On 14/06/12 16:26, Peter Lind wrote:
> I would say it really depends upon the project. The salt can not only
> protect against rainbow tables and password hash collisions, if it is
> unknown to an attacker then it essentially acts to further strengthen
> the hash by vastly expanding the keyspace. Supposing an attacker is
> trying to get at the password for just one user account (say, admin)

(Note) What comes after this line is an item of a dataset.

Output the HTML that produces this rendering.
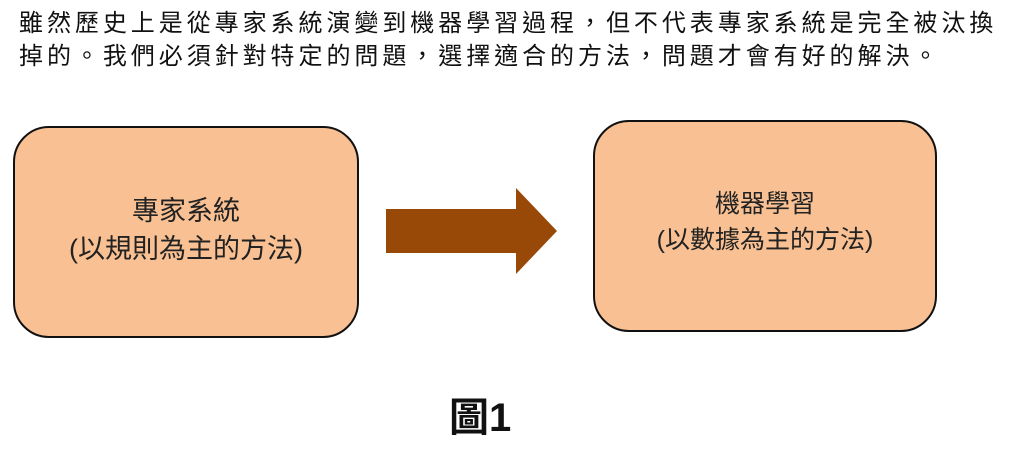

> and the hashed password is available - if the salt can be
> predicted/guessed, then the keyspace is reduced to that of an unsalted
> password and you can run a dictionary attack on the hash. If, on the
> other hand, the salt is unpredictable and you don't have access to it,
> there is no way to run a dictionary attack (offline, that is). The
> security here depends upon storage as well, but the point remains - a
> salt isn't by default something you can make public knowledge.
>
> It might be a theoretical concern for most people and the people
> really wanting the extra level of security would probably know well
> enough how to get exactly what they need - but if provisions are made
> so you could reuse the same function you might also be able to educate
> developers better. I.e. make it easy to do the right thing and more
> people will do it.
May I ask how would you end up at the situation where the attackers have
the password hashes but not the salt?

Any process which needs to read the password hashes will also need
knowledge of the salt. Thus an attacker would most likely also know both.
That's precisely how salts are designed to work.

I admit you could have a common salt for all users stored in php and
only a leak of the database. But such salt would most likely be provided
by the user, generated using a different program... expected to be secure.
Using a shared salt is worse than a uniqe salt per user, so that's not
something to promote either.
You wouldn't be "educating in the right way".